The Renaissance garden design of Rosenborg Castle is the oldest known example of garden design in Denmark. The design draws heavily on principles of Euclidean geometry. This language of absolute space was long regarded as the construction principle of the world. The architecture, urbanism and landscape design that were derived from it, were essentially aiming to create order out of chaos using absolute shapes: line, square, triangle, sphere and cone.

In a later stage baroque elements were added, such as mazes and diagonal paths. Also Kavalergangen and Damegangen, two tree-lined avenues, were introduced. After these alterations the garden was never drastically changed. This classical representation of space was meticulously maintained until today. This is the context for the question to design a pavilion, which is accessible to all public, appears innovative in its spatial expression and is challenging by its idiom.

While remaining removable the design had to be realized within a very limited budget. FABRIC Architecture therefore introduced a new spatial concept in the royal garden in Copenhagen by stretching the understanding of the ‘pavilion’ towards the most elementary architectural element in garden design: the fence. This new understanding of space provided by questioning strict order in the garden design and give way to ambivalence and hybridity is a ‘ blurring strategy’.

This strategy addresses three independent paradoxes by provoking the notions inside and outside, by introducing a maze that is paradoxically transparent and by creating an illusion of motion. First of all, the fence as a freestanding structure is designed to restrict movement across a boundary. By folding and wrinkling the fence on the location, it produces new meanings of being spatially included or excluded. Secondly, openings in the fence create routes through the pavilion. Most openings in their appearance resemble a partly raised curtain, making the fence look very light. By avoiding openings on obvious routes on sightlines, visitors are forced to find their way through the sequence of circle shaped spaces.

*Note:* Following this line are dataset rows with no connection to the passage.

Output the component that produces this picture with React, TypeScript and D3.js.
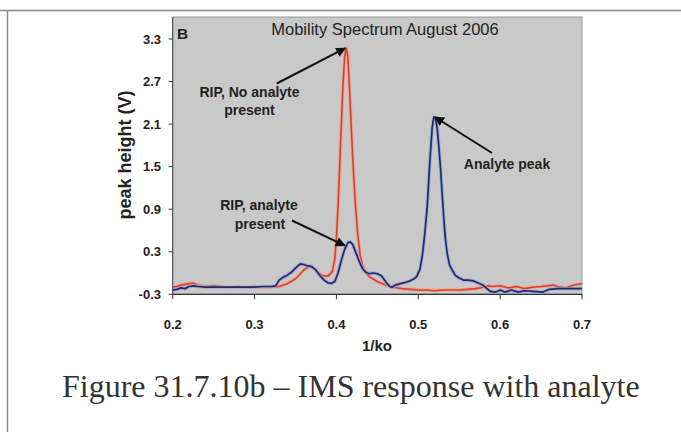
import React from "react";
import * as d3 from "d3";

const xTicks = [0.2, 0.3, 0.4, 0.5, 0.6, 0.7];
const xTickLabels = ["0.2", "0.3", "0.4", "0.5", "0.6", "0.7"];
const yTicks = [-0.3, 0.3, 0.9, 1.5, 2.1, 2.7, 3.3];
const yTickLabels = ["-0.3", "0.3", "0.9", "1.5", "2.1", "2.7", "3.3"];

// RIP, no analyte present (red)
const redX = [0.2, 0.205, 0.21, 0.215, 0.22, 0.225, 0.23, 0.24, 0.25, 0.26, 0.27, 0.28, 0.29, 0.3, 0.31, 0.32, 0.33, 0.34, 0.35, 0.36, 0.366, 0.372, 0.378, 0.384, 0.39, 0.395, 0.398, 0.4, 0.402, 0.404, 0.406, 0.408, 0.41, 0.412, 0.414, 0.416, 0.418, 0.42, 0.423, 0.426, 0.429, 0.432, 0.436, 0.44, 0.45, 0.46, 0.47, 0.48, 0.49, 0.5, 0.51, 0.52, 0.53, 0.54, 0.55, 0.56, 0.57, 0.58, 0.585, 0.59, 0.6, 0.61, 0.62, 0.63, 0.64, 0.65, 0.665, 0.67, 0.68, 0.69, 0.7];
const redY = [-0.2, -0.19, -0.17, -0.16, -0.15, -0.14, -0.17, -0.19, -0.18, -0.19, -0.2, -0.19, -0.2, -0.19, -0.2, -0.2, -0.19, -0.15, -0.08, 0.04, 0.09, 0.07, 0.0, -0.04, -0.04, 0.02, 0.2, 0.5, 0.95, 1.5, 2.1, 2.65, 3.05, 3.17, 3.05, 2.6, 2.1, 1.6, 1.0, 0.55, 0.25, 0.1, 0.0, -0.05, -0.12, -0.17, -0.2, -0.22, -0.23, -0.24, -0.24, -0.25, -0.24, -0.24, -0.24, -0.23, -0.22, -0.2, -0.18, -0.19, -0.18, -0.21, -0.19, -0.22, -0.2, -0.19, -0.17, -0.19, -0.21, -0.17, -0.15];

// RIP, analyte present (blue)
const blueX = [0.2, 0.205, 0.21, 0.215, 0.22, 0.225, 0.23, 0.24, 0.25, 0.26, 0.27, 0.28, 0.29, 0.3, 0.31, 0.32, 0.326, 0.33, 0.335, 0.34, 0.345, 0.35, 0.356, 0.36, 0.365, 0.37, 0.375, 0.38, 0.385, 0.39, 0.394, 0.398, 0.402, 0.406, 0.41, 0.414, 0.417, 0.42, 0.424, 0.428, 0.432, 0.436, 0.44, 0.445, 0.45, 0.455, 0.46, 0.465, 0.468, 0.472, 0.478, 0.485, 0.49, 0.495, 0.498, 0.502, 0.505, 0.508, 0.511, 0.514, 0.517, 0.519, 0.521, 0.523, 0.525, 0.527, 0.529, 0.531, 0.533, 0.535, 0.538, 0.541, 0.545, 0.55, 0.555, 0.56, 0.567, 0.573, 0.579, 0.584, 0.588, 0.594, 0.6, 0.606, 0.614, 0.622, 0.63, 0.64, 0.652, 0.66, 0.67, 0.68, 0.69, 0.7];
const blueY = [-0.24, -0.23, -0.21, -0.22, -0.19, -0.18, -0.19, -0.2, -0.2, -0.2, -0.2, -0.2, -0.2, -0.2, -0.19, -0.19, -0.18, -0.1, -0.06, -0.03, 0.01, 0.07, 0.13, 0.12, 0.1, 0.09, 0.04, -0.04, -0.1, -0.14, -0.145, -0.12, 0.0, 0.18, 0.33, 0.43, 0.44, 0.4, 0.28, 0.16, 0.06, 0.01, -0.01, 0.0, -0.01, -0.04, -0.12, -0.19, -0.2, -0.17, -0.15, -0.13, -0.11, -0.08, -0.05, 0.05, 0.25, 0.56, 0.95, 1.55, 2.05, 2.2, 2.18, 2.05, 1.8, 1.5, 1.15, 0.8, 0.5, 0.3, 0.12, 0.05, -0.03, -0.07, -0.1, -0.1, -0.11, -0.14, -0.17, -0.22, -0.26, -0.27, -0.24, -0.27, -0.24, -0.27, -0.25, -0.26, -0.27, -0.23, -0.22, -0.22, -0.22, -0.22];

const title = "Mobility Spectrum August 2006";
const panelLetter = "B";
const xTitle = "1/ko";
const yTitle = "peak height (V)";
const caption = "Figure 31.7.10b \u2013 IMS response with analyte";

export default function App() {
  const W = 681;
  const H = 432;
  const left = 172.7;
  const right = 582;
  const top = 17;
  const bottom = 294.3;

  const x = d3.scaleLinear().domain([0.2, 0.7]).range([left, right]);
  const y = d3.scaleLinear().domain([-0.3, 3.3]).range([bottom, 39]);

  const line = d3
    .line<[number, number]>()
    .x((d) => x(d[0]))
    .y((d) => y(d[1]))
    .curve(d3.curveLinear);

  const redPts: [number, number][] = redX.map((v, i) => [v, redY[i]]);
  const bluePts: [number, number][] = blueX.map((v, i) => [v, blueY[i]]);

  const redPath = line(redPts) || "";
  const bluePath = line(bluePts) || "";

  const ff = "Arial, 'Liberation Sans', Helvetica, sans-serif";

  const redPeakI = redY.indexOf(Math.max(...redY));
  const bluePeakI = blueY.indexOf(Math.max(...blueY));
  const ripBlueI = blueX.indexOf(0.414);

  const arrows = [
    { x1: 276.7, y1: 83.5, x2: x(redX[redPeakI]) - 1, y2: y(redY[redPeakI]) },
    { x1: 292, y1: 220.5, x2: x(blueX[ripBlueI]) - 3, y2: y(blueY[ripBlueI]) + 3 },
    { x1: 492, y1: 153, x2: x(blueX[bluePeakI]) + 1, y2: y(blueY[bluePeakI]) },
  ];

  return (
    <svg
      width={W}
      height={H}
      viewBox={`0 0 ${W} ${H}`}
      style={{ position: "absolute", left: 0, top: 0, background: "#fff" }}
    >
      <defs>
        <marker id="ah" viewBox="0 0 10 10" refX="9" refY="5" markerWidth="5" markerHeight="5" orient="auto">
          <path d="M0,0 L10,5 L0,10 z" fill="#111" />
        </marker>
        <clipPath id="plotclip">
          <rect x={left} y={top} width={right - left} height={bottom - top + 2} />
        </clipPath>
      </defs>

      {/* page frame */}
      <line x1={0} y1={10.5} x2={W} y2={10.5} stroke="#8a8a8a" strokeWidth={1.5} />
      <line x1={7.5} y1={10.5} x2={7.5} y2={H} stroke="#8a8a8a" strokeWidth={1.5} />

      {/* plot area */}
      <rect x={left} y={top} width={right - left} height={bottom - top} fill="#c9c9c9" stroke="#9a9a9a" strokeWidth={1} />

      {/* axes */}
      <line x1={left} y1={top} x2={left} y2={bottom} stroke="#444" strokeWidth={1} />
      <line x1={left} y1={bottom} x2={right} y2={bottom} stroke="#333" strokeWidth={1.2} />

      {yTicks.map((t, i) => (
        <g key={"yt" + i}>
          <line x1={left - 4} y1={y(t)} x2={left} y2={y(t)} stroke="#333" strokeWidth={1} />
          <text x={161} y={y(t)} dy="0.35em" textAnchor="end" fontFamily={ff} fontWeight="bold" fontSize={13} fill="#222">
            {yTickLabels[i]}
          </text>
        </g>
      ))}
      {xTicks.map((t, i) => (
        <g key={"xt" + i}>
          <line x1={x(t)} y1={bottom} x2={x(t)} y2={bottom + 5} stroke="#333" strokeWidth={1} />
          <text x={x(t)} y={328.5} textAnchor="middle" fontFamily={ff} fontWeight="bold" fontSize={13} fill="#222">
            {xTickLabels[i]}
          </text>
        </g>
      ))}

      {/* series */}
      <g clipPath="url(#plotclip)">
        <path d={redPath} fill="none" stroke="#f3a090" strokeWidth={3.6} strokeLinejoin="round" opacity={0.8} />
        <path d={redPath} fill="none" stroke="#d8402c" strokeWidth={1.6} strokeLinejoin="round" />
        <path d={bluePath} fill="none" stroke="#9aa6dc" strokeWidth={3.6} strokeLinejoin="round" opacity={0.8} />
        <path d={bluePath} fill="none" stroke="#232a63" strokeWidth={1.7} strokeLinejoin="round" />
      </g>

      {/* title & letter */}
      <text x={(268 + 502) / 2} y={35} textAnchor="middle" fontFamily={ff} fontSize={16.5} fill="#222">
        {title}
      </text>
      <text x={177} y={39} fontFamily={ff} fontWeight="bold" fontSize={15.5} fill="#222">
        {panelLetter}
      </text>

      {/* annotations */}
      <text x={249.5} y={96.5} textAnchor="middle" fontFamily={ff} fontWeight="bold" fontSize={14} fill="#222">
        RIP, No analyte
      </text>
      <text x={249.5} y={115} textAnchor="middle" fontFamily={ff} fontWeight="bold" fontSize={14} fill="#222">
        present
      </text>
      <text x={259} y={210} textAnchor="middle" fontFamily={ff} fontWeight="bold" fontSize={14} fill="#222">
        RIP, analyte
      </text>
      <text x={260} y={229} textAnchor="middle" fontFamily={ff} fontWeight="bold" fontSize={14} fill="#222">
        present
      </text>
      <text x={507} y={169} textAnchor="middle" fontFamily={ff} fontWeight="bold" fontSize={14} fill="#222">
        Analyte peak
      </text>

      {arrows.map((a, i) => (
        <line key={"ar" + i} x1={a.x1} y1={a.y1} x2={a.x2} y2={a.y2} stroke="#111" strokeWidth={2} markerEnd="url(#ah)" />
      ))}

      {/* axis titles */}
      <text x={377} y={350.5} textAnchor="middle" fontFamily={ff} fontWeight="bold" fontSize={15} fill="#222">
        {xTitle}
      </text>
      <text
        transform={`translate(131,155) rotate(-90)`}
        textAnchor="middle"
        fontFamily={ff}
        fontWeight="bold"
        fontSize={18}
        fill="#222"
      >
        {yTitle}
      </text>

      {/* caption */}
      <text x={62} y={397} fontFamily="'Liberation Serif', 'Times New Roman', serif" fontSize={32} fill="#333">
        {caption}
      </text>
    </svg>
  );
}
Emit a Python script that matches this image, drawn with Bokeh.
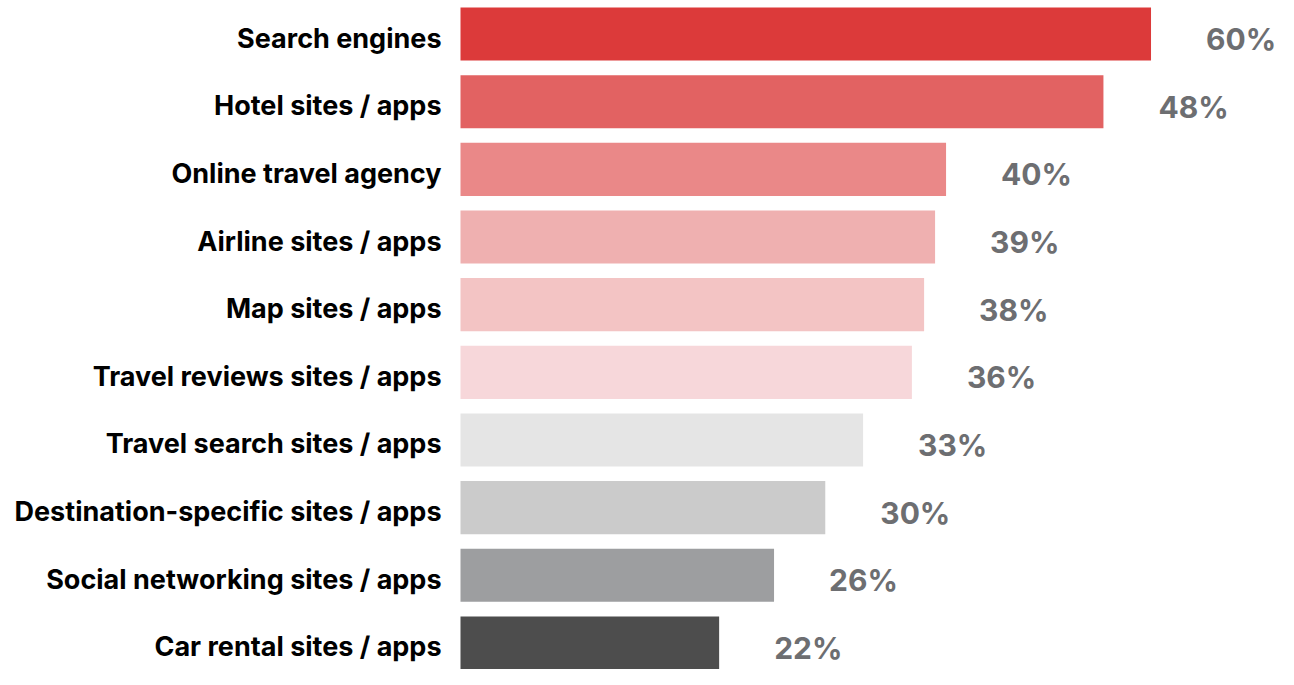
from bokeh.plotting import figure
from bokeh.models import ColumnDataSource, Range1d
from bokeh.core.properties import value
from bokeh.embed import file_html
from bokeh.resources import INLINE

# ---- data (top to bottom) ----
categories = [
    "Search engines",
    "Hotel sites / apps",
    "Online travel agency",
    "Airline sites / apps",
    "Map sites / apps",
    "Travel reviews sites / apps",
    "Travel search sites / apps",
    "Destination-specific sites / apps",
    "Social networking sites / apps",
    "Car rental sites / apps",
]
shares = [60, 48, 40, 39, 38, 36, 33, 30, 26, 22]               # printed values (%)
bar_lengths = [56.6, 52.7, 39.8, 38.9, 38.0, 37.0, 33.0, 29.9, 25.7, 21.2]  # drawn bar lengths
bar_colors = ["#DC3A3A", "#E26262", "#EA8888", "#EFB0B0", "#F3C4C4",
              "#F7D7DA", "#E5E5E5", "#CBCBCB", "#9D9EA0", "#4D4D4D"]

W, H = 1278, 669
PX_PER_UNIT = 12.2
BAR_X0 = 460
x_start = -BAR_X0 / PX_PER_UNIT
x_end = (W - BAR_X0) / PX_PER_UNIT

TOP = 7.0
PITCH = (H - TOP) / (9 + 0.785)
BAR_H = 0.785
half = BAR_H * PITCH / 2
y_top = -(TOP + half) / PITCH
y_bottom = (H - TOP - half) / PITCH

src = ColumnDataSource(dict(
    y=list(range(len(categories))),
    cat=categories,
    length=bar_lengths,
    color=bar_colors,
    label=[f"{v}%" for v in shares],
    zero=[0] * len(categories),
))

p = figure(width=W, height=H, output_backend="svg", toolbar_location=None,
           x_range=Range1d(x_start, x_end),
           y_range=Range1d(y_bottom, y_top),
           min_border=0, outline_line_color=None, background_fill_color="white",
           border_fill_color="white")
p.axis.visible = False
p.grid.visible = False

p.hbar(y="y", left="zero", right="length", height=BAR_H, fill_color="color",
       line_color=None, source=src)

p.text(x="zero", y="y", text="cat", source=src, text_align="right",
       text_baseline="middle", x_offset=-19, y_offset=4,
       text_font=value("Inter"), text_font_style="bold",
       text_font_size="27px", text_color="#000000")

p.text(x="length", y="y", text="label", source=src, text_align="left",
       text_baseline="middle", x_offset=55, y_offset=5,
       text_font=value("Inter"), text_font_style="bold",
       text_font_size="30px", text_color="#6D6E71")

open("out.html", "w").write(file_html(p, INLINE))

And not all the openings are accessible to everybody. Some openings only allow kids into the pavilion, escaping their parents gaze as they explore the pavilion. The fence so to say acts like a see through maze. Thirdly, the fence gives new meaning by its potential to create the illusion of motion via the so called moiré patterns while moving along the fence. The fence is made out of three thousand standard pieces of Nordic timber, which are joined using an irregular pattern of wedges. The repetitive openings between the bars of the fence and their connections create a continuous moving image.